Before I go into this review, I must let any reader know that I have some bias towards the film being a christian. Specifically a Catholic and the controversial audience response to Darren Aronofsky’s Noah is troubling to say the least. Audiences complained that it wasn’t faithful to the bible’s story and that it made the story seem to be a fantasy/sci-fi film. While some of those elements are true, the real story of Noah isn’t building the ark. Rather it’s about the character’s ability to truly perform the task he’s command with and his emotional response of dealing with the situation. Aronofsky explores the idea of how do we determine who is good.
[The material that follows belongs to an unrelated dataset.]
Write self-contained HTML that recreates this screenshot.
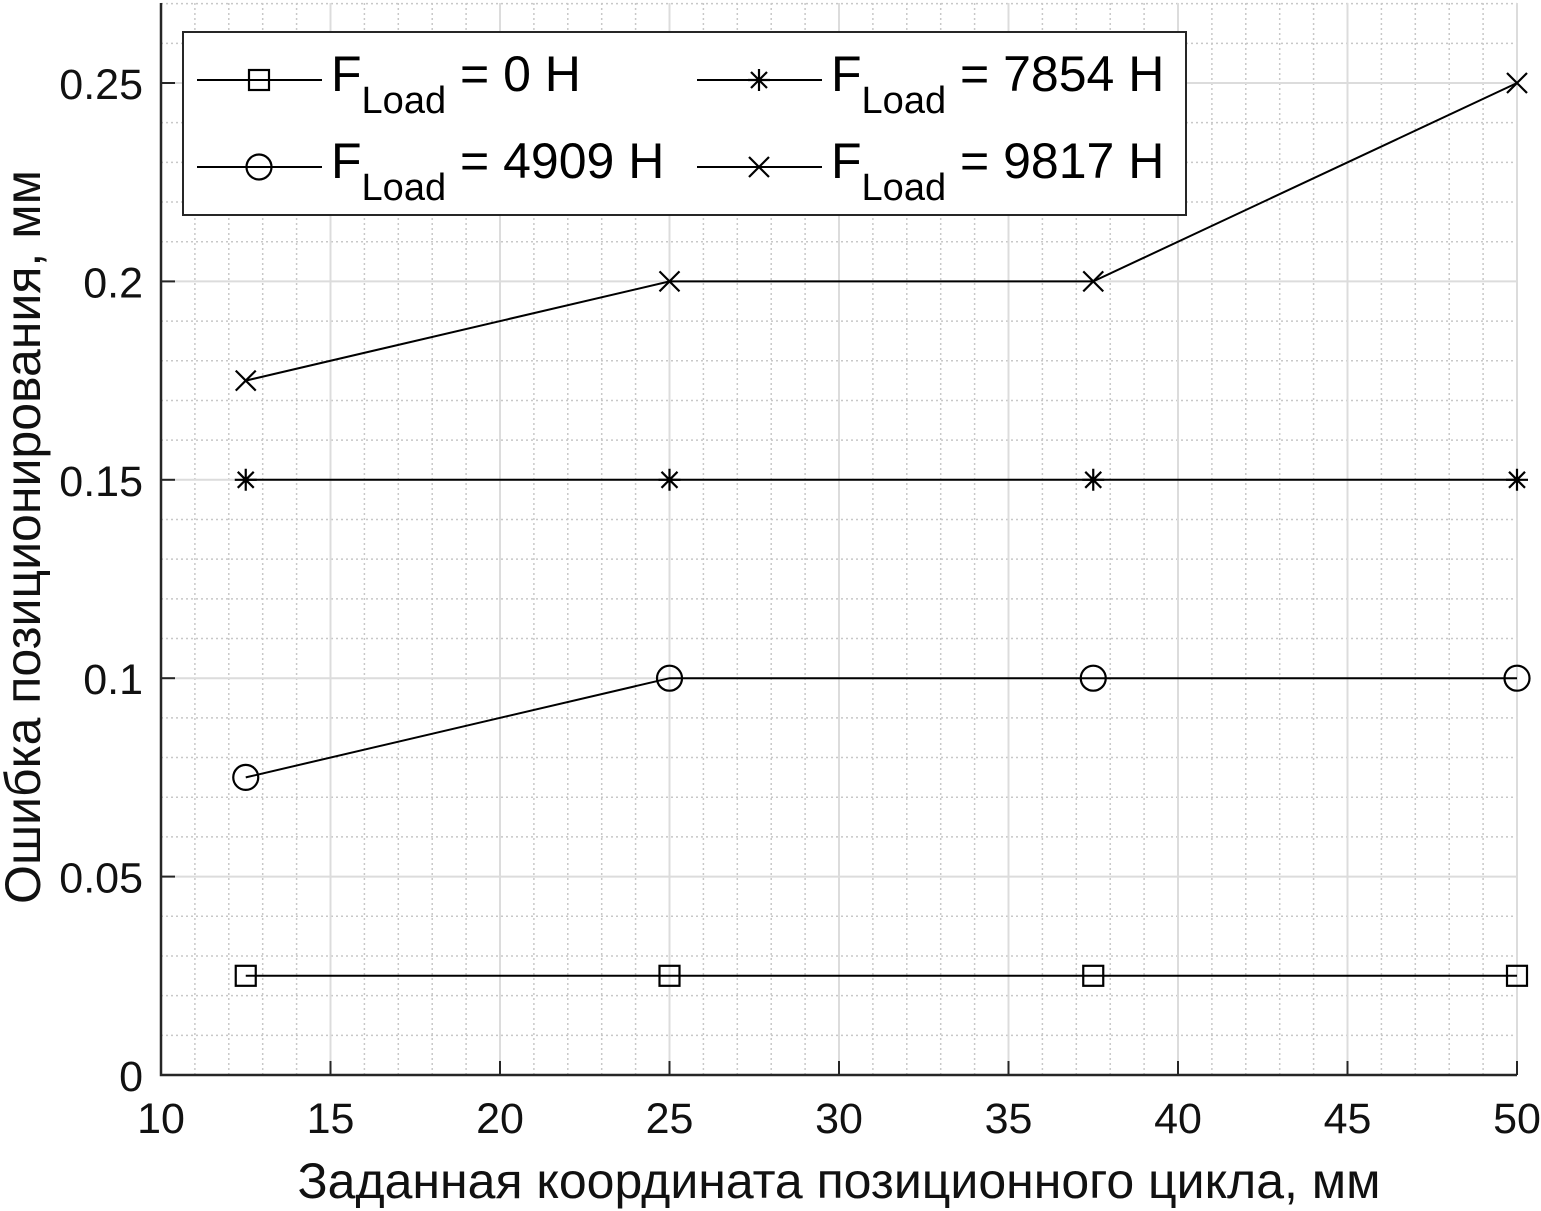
<!DOCTYPE html>
<html><head><meta charset="utf-8"><style>
html,body{margin:0;padding:0;background:#fff;}
svg{display:block;font-family:"Liberation Sans",Arial,sans-serif;}
</style></head><body>
<svg id="chart" width="1541" height="1211" viewBox="0 0 1541 1211">
<g id="grid"></g>
<g id="axes"></g>
<g id="series"></g>
<g id="legend"></g>
<text x="839" y="1198" font-size="50" text-anchor="middle" fill="#111">Заданная координата позиционного цикла, мм</text>
<text transform="translate(40,537) rotate(-90)" font-size="50" text-anchor="middle" fill="#111">Ошибка позиционирования, мм</text>
</svg>
<script>
const xValues = [12.5, 25, 37.5, 50];
const s0 = [0.025, 0.025, 0.025, 0.025];
const s4909 = [0.075, 0.1, 0.1, 0.1];
const s7854 = [0.15, 0.15, 0.15, 0.15];
const s9817 = [0.175, 0.2, 0.2, 0.25];
const xTicks = [10, 15, 20, 25, 30, 35, 40, 45, 50];
const yTicks = [0, 0.05, 0.1, 0.15, 0.2, 0.25];
const yTickLabels = ["0", "0.05", "0.1", "0.15", "0.2", "0.25"];
const legendLabels = ["0 H", "7854 H", "4909 H", "9817 H"];

const NS = "http://www.w3.org/2000/svg";
const X0 = 161, X1 = 1517, Y0 = 1075, YTOP = 3;
const xMin = 10, xMax = 50, yMin = 0, yMax = 0.27;
const sx = v => X0 + (v - xMin) / (xMax - xMin) * (X1 - X0);
const sy = v => Y0 - (v - yMin) / 0.25 * (Y0 - 83);
function mk(tag, attrs, parent) {
  const e = document.createElementNS(NS, tag);
  for (const k in attrs) e.setAttribute(k, attrs[k]);
  parent.appendChild(e);
  return e;
}
const grid = document.getElementById('grid');
const axes = document.getElementById('axes');
const series = document.getElementById('series');
const legend = document.getElementById('legend');

for (let v = xMin + 1; v <= xMax; v += 1) {
  if (v % 5 === 0) continue;
  const l = mk('line', {x1: sx(v), x2: sx(v), y1: YTOP, y2: Y0, stroke: '#c8c8c8', 'stroke-width': 1.5, 'stroke-dasharray': '2 3'}, grid);
  
  
}
for (let i = 1; i <= 27; i++) {
  const v = i * 0.01;
  if (i % 5 === 0) continue;
  const l = mk('line', {x1: X0, x2: X1, y1: sy(v), y2: sy(v), stroke: '#c8c8c8', 'stroke-width': 1.5, 'stroke-dasharray': '2 3'}, grid);
  
  
}
xTicks.forEach(v => {
  const l = mk('line', {x1: sx(v), x2: sx(v), y1: YTOP, y2: Y0, stroke: '#dcdcdc', 'stroke-width': 2}, grid);
  
  
  const tk = mk('line', {x1: sx(v), x2: sx(v), y1: Y0, y2: Y0 - 14, stroke: '#262626', 'stroke-width': 2}, axes);
  
  
  const t = mk('text', {x: sx(v), y: 1133, 'font-size': 43, 'text-anchor': 'middle', fill: '#111'}, axes);
  t.textContent = v;
  
  
});
yTicks.forEach((v, i) => {
  const l = mk('line', {x1: X0, x2: X1, y1: sy(v), y2: sy(v), stroke: '#dcdcdc', 'stroke-width': 2}, grid);
  
  
  const tk = mk('line', {x1: X0, x2: X0 + 14, y1: sy(v), y2: sy(v), stroke: '#262626', 'stroke-width': 2}, axes);
  
  
  const t = mk('text', {x: 143, y: sy(v) + 16, 'font-size': 43, 'text-anchor': 'end', fill: '#111'}, axes);
  t.textContent = yTickLabels[i];
  
  
});
const ax = mk('path', {d: `M${X0},${YTOP} V${Y0} H${X1}`, fill: 'none', stroke: '#262626', 'stroke-width': 2.5}, axes);



function marker(type, x, y, parent) {
  let e;
  if (type === 'square') e = mk('rect', {x: x - 10, y: y - 10, width: 20, height: 20, fill: 'none', stroke: '#000', 'stroke-width': 2.2}, parent);
  else if (type === 'circle') e = mk('circle', {cx: x, cy: y, r: 12.5, fill: 'none', stroke: '#000', 'stroke-width': 2.2}, parent);
  else if (type === 'cross') e = mk('path', {d: `M${x-10},${y-10}L${x+10},${y+10}M${x-10},${y+10}L${x+10},${y-10}`, stroke: '#000', 'stroke-width': 2.2}, parent);
  else e = mk('path', {d: `M${x-11},${y}H${x+11}M${x},${y-11}V${y+11}M${x-8},${y-8}L${x+8},${y+8}M${x-8},${y+8}L${x+8},${y-8}`, stroke: '#000', 'stroke-width': 2.2}, parent);
  
  
}
const defs = [[s0, 'square'], [s4909, 'circle'], [s7854, 'star'], [s9817, 'cross']];
defs.forEach(([vals, type]) => {
  const g = mk('g', {}, series);
  
  
  const d = vals.map((v, i) => (i ? 'L' : 'M') + sx(xValues[i]) + ',' + sy(v)).join('');
  const p = mk('path', {d: d, fill: 'none', stroke: '#000', 'stroke-width': 2}, g);
  
  
  vals.forEach((v, i) => marker(type, sx(xValues[i]), sy(v), g));
});

const box = mk('rect', {x: 183, y: 32, width: 1003, height: 183, fill: '#fff', stroke: '#262626', 'stroke-width': 2}, legend);


const legTypes = ['square', 'star', 'circle', 'cross'];
legendLabels.forEach((lab, i) => {
  const col = i % 2, row = Math.floor(i / 2);
  const lx = col ? 697 : 197, ly = row ? 167 : 80;
  const g = mk('g', {}, legend);
  
  
  const l = mk('line', {x1: lx, x2: lx + 125, y1: ly, y2: ly, stroke: '#000', 'stroke-width': 2}, g);
  
  
  marker(legTypes[i], lx + 62, ly, g);
  const t = mk('text', {x: lx + 134, y: ly + 11, 'font-size': 50, fill: '#000'}, g);
  
  
  const a = document.createElementNS(NS, 'tspan'); a.textContent = 'F'; t.appendChild(a);
  const b = document.createElementNS(NS, 'tspan'); b.setAttribute('font-size', '38'); b.setAttribute('dy', '22'); b.textContent = 'Load'; t.appendChild(b);
  const c = document.createElementNS(NS, 'tspan'); c.setAttribute('dy', '-22'); c.textContent = ' = ' + lab; t.appendChild(c);
});
</script>
</body></html>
The Descendants of Cain have dominated the Earth and have turned God’s beautiful land into a place of sin and evil. Noah (Russell Crowe), a descendent of Seth (the third child of Adam & Eve), is shown in visions that the earth will be flooded, cleansing the earth of evil. Noah realizes that he, along with his family and the animals, have to build an ark before the flood.
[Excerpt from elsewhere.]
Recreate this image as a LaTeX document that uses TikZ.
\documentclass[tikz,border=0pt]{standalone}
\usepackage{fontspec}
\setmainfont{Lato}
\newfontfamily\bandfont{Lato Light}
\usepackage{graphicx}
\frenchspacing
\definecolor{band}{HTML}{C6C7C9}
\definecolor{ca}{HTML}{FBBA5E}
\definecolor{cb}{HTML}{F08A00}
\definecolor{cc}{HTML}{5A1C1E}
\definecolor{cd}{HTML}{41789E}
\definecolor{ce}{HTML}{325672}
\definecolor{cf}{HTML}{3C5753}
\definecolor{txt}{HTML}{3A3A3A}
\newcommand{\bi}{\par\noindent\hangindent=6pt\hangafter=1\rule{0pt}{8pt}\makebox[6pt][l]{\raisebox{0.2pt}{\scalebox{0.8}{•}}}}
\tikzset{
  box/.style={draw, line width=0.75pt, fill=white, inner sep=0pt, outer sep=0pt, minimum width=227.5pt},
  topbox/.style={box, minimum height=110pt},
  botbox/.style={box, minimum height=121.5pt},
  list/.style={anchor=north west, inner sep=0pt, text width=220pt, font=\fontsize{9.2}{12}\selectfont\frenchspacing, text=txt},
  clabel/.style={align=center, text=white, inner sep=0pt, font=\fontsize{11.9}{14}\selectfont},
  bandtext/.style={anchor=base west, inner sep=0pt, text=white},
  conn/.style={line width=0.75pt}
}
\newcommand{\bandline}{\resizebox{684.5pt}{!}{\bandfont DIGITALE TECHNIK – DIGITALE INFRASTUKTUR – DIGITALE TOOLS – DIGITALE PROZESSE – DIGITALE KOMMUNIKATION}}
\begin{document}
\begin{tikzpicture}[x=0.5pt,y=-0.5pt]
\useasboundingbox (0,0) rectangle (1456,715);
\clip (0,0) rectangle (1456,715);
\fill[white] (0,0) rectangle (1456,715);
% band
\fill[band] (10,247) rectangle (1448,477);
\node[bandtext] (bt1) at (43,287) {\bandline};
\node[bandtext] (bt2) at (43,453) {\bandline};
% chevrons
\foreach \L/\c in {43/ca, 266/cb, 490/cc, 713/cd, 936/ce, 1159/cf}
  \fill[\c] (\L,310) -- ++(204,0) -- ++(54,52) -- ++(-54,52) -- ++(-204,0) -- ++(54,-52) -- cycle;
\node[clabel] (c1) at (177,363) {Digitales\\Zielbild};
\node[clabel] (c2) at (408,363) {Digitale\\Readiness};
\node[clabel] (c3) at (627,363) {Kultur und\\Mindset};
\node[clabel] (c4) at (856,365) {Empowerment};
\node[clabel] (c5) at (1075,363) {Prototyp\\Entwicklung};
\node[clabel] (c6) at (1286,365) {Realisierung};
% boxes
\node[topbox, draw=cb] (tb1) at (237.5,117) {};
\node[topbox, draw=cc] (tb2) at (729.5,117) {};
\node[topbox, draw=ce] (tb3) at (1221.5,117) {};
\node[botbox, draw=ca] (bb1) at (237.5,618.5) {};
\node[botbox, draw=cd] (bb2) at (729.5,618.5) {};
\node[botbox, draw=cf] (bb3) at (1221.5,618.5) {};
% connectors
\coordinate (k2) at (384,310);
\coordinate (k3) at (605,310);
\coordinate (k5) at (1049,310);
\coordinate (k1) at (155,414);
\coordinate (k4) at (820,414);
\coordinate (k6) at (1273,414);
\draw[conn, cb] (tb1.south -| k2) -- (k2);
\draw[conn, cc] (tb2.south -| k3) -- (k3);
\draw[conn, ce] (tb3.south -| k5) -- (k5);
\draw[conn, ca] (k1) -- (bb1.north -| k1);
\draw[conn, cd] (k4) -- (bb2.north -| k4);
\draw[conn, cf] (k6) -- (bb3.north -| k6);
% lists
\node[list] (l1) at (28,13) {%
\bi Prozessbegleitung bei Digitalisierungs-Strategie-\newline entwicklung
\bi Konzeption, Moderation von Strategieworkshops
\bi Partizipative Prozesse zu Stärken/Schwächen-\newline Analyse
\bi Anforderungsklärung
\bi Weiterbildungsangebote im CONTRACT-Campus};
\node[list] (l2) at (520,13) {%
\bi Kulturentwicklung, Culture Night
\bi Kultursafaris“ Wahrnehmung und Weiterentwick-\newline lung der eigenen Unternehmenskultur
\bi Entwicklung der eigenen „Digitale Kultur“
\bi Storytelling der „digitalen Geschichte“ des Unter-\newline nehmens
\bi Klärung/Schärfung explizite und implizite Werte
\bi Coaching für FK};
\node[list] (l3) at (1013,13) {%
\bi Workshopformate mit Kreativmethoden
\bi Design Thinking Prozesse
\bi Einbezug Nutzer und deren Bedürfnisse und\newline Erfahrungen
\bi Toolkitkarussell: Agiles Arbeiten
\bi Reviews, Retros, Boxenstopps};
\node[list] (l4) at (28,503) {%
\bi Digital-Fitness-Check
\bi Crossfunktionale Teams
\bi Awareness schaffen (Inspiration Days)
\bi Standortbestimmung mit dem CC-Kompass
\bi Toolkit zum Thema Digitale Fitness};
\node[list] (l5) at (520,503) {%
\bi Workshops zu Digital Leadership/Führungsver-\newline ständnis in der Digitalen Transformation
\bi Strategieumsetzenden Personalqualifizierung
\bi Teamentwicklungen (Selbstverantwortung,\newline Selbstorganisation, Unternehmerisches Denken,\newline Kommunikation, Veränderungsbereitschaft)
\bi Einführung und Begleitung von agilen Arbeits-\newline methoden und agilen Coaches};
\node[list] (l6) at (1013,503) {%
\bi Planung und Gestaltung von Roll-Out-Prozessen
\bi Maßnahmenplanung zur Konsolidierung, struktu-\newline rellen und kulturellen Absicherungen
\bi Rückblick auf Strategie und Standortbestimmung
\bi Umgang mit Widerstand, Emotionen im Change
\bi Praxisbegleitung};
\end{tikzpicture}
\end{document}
The one thing I have to say about the film is that it’s beautiful. The film is gorgeously shot and the cinematography is great. The film’s visual effects are used to great effect and show that Aronofsky can work on other possible big budget films with great effect. Yet the reason why I love Aronofsky’s films are because of how he dives into his protagonist and show the audience in a depressing, saddening manner how they’d respond. In the examples of Black Swan, Requiem for a Dream and The Wrestler each protagonist is shown going through a truly disturbing setting and the ending can be either uplifting, bittersweet or disturbing as hell.
In Noah, Aronofsky doesn’t go to the lengths he does in previous films, but it feels right. Noah is constantly questions why was he selected for this task. The film explores how far Noah is willing to go with this idea and believes himself to be strong enough to perform them. If you go in expecting the word for word adaption from the Bible, you’ll be damn disappointed then. If you go into this film expecting a post-apocalyptic fantasy film about a protagonist struggling to figure out who is truly good, then you’ll enjoy the film.
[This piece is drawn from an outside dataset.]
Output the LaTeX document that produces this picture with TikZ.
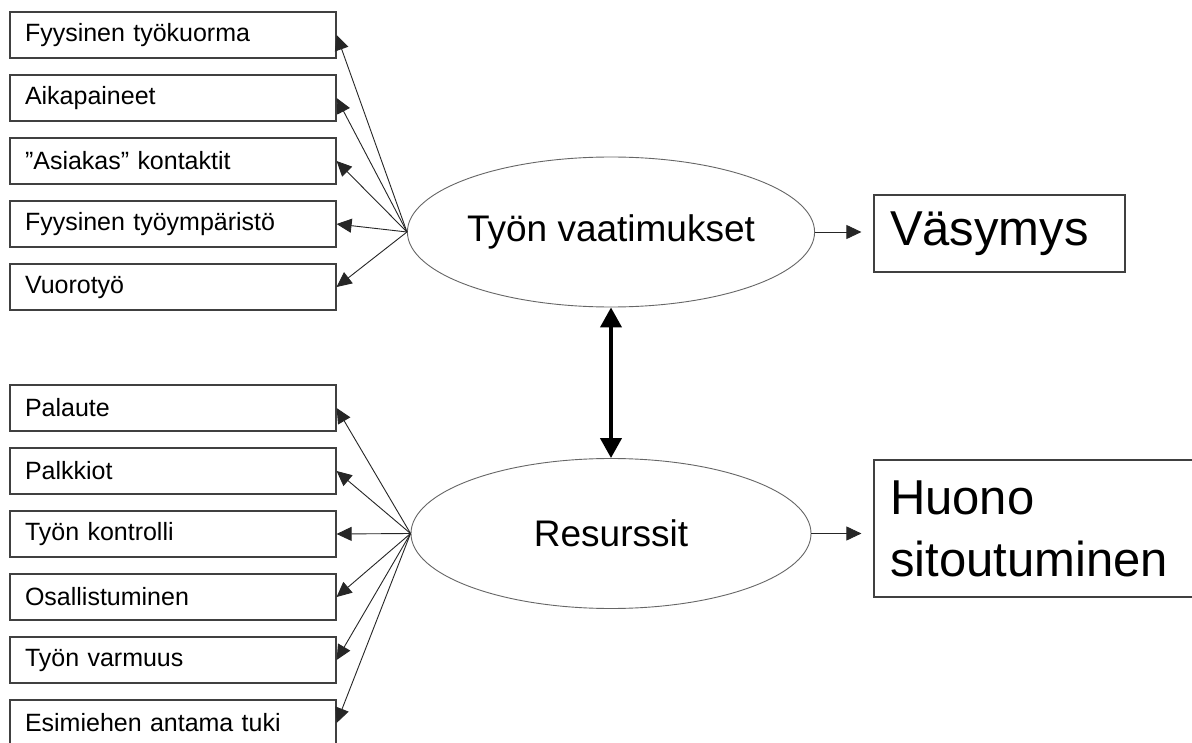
\documentclass[tikz,border=0pt]{standalone}
\usepackage{fontspec}
\setmainfont{Liberation Sans}
\usetikzlibrary{shapes.geometric,arrows.meta}
\begin{document}
\begin{tikzpicture}[x=1pt,y=-1pt,node distance=63pt,
  tekija/.style={draw=black!75,line width=1.2pt,minimum height=46pt,text width=296pt,inner xsep=15pt,align=left,font=\fontsize{25}{29}\selectfont},
  tila/.style={ellipse,draw=black!60,line width=0.9pt,inner sep=0pt,minimum width=400pt,minimum height=150pt,font=\fontsize{37}{44}\selectfont},
  tulos/.style={draw=black!75,line width=1.2pt,inner xsep=16pt,align=left,font=\fontsize{49}{62}\selectfont},
  nuoli/.style={draw=black!85,line width=0.9pt,-{Triangle[length=15pt,width=14pt]}}]
    \path[fill=white,use as bounding box] (0,0) rectangle (1192,743);
    \node[tekija] (d1) at (173,35) {Fyysinen työkuorma};
    \node[tekija,below of=d1] (d2) {Aikapaineet};
    \node[tekija,below of=d2] (d3) {”Asiakas” kontaktit};
    \node[tekija,below of=d3] (d4) {Fyysinen työympäristö};
    \node[tekija,below of=d4] (d5) {Vuorotyö};
    \node[tekija] (r1) at (173,408) {Palaute};
    \node[tekija,below of=r1] (r2) {Palkkiot};
    \node[tekija,below of=r2] (r3) {Työn kontrolli};
    \node[tekija,below of=r3] (r4) {Osallistuminen};
    \node[tekija,below of=r4] (r5) {Työn varmuus};
    \node[tekija,below of=r5] (r6) {Esimiehen antama tuki};
    \node[tila] (vaat) at (611,232) {Työn vaatimukset};
    \node[tila] (res) at (611,533.5) {Resurssit};
    \node[tulos,text width=219pt,minimum height=77pt] (vas) at (999.5,233.5) {Väsymys};
    \node[tulos,text width=308pt,minimum height=137pt] (huono) at (1044,528.5) {Huono\\sitoutuminen};
    \foreach \i in {1,...,5} \draw[nuoli] (vaat.west) -- (d\i.east);
    \foreach \i in {1,...,6} \draw[nuoli] (res.west) -- (r\i.east);
    \draw[nuoli,shorten >=12pt] (vaat.east) -- (vaat.east -| vas.west);
    \draw[nuoli,shorten >=12pt] (res.east) -- (res.east -| huono.west);
    \draw[line width=4pt,{Triangle[length=20pt,width=21pt]}-{Triangle[length=20pt,width=21pt]}] (vaat.south) -- (res.north);
\end{tikzpicture}
\end{document}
The cast is fantastic, specifically Crowe and Jennifer Connelly. Crowe balances his character with perfection as a even-kiel man that sometimes boards craziness. Noah is genuinely a good man with a good heart and Crowe plays him as that. Noah never means harm but he struggles with his humanity. He’s a servant for God but doesn’t know if he can do everything he is tasked with. Connelly is Noah’s wife in the film, and provides a voice of reason during the 2nd half of the film. Connelly provides a good human touch for the film and gives it heart at certain points of the film. Logan Lerman, who plays Noah’s son Ham, is good at times as the son who desperately wants a wife. Sometimes during the film I felt for him, and at others it got a little sappy that he only cared about himself. I understood he wanted a wife but he nearly went too far at times.
All in all, Noah is a visually stunning spectacle that features a deep examination of who is truly good through the eyes of our protagonist. The film looks beautiful and the cast is fantastic. At times the film can feel a bit long and drawn out, but the film’s last act is worth it. The film isn’t as good as previous Aronofsky films, but it still a damn good movie.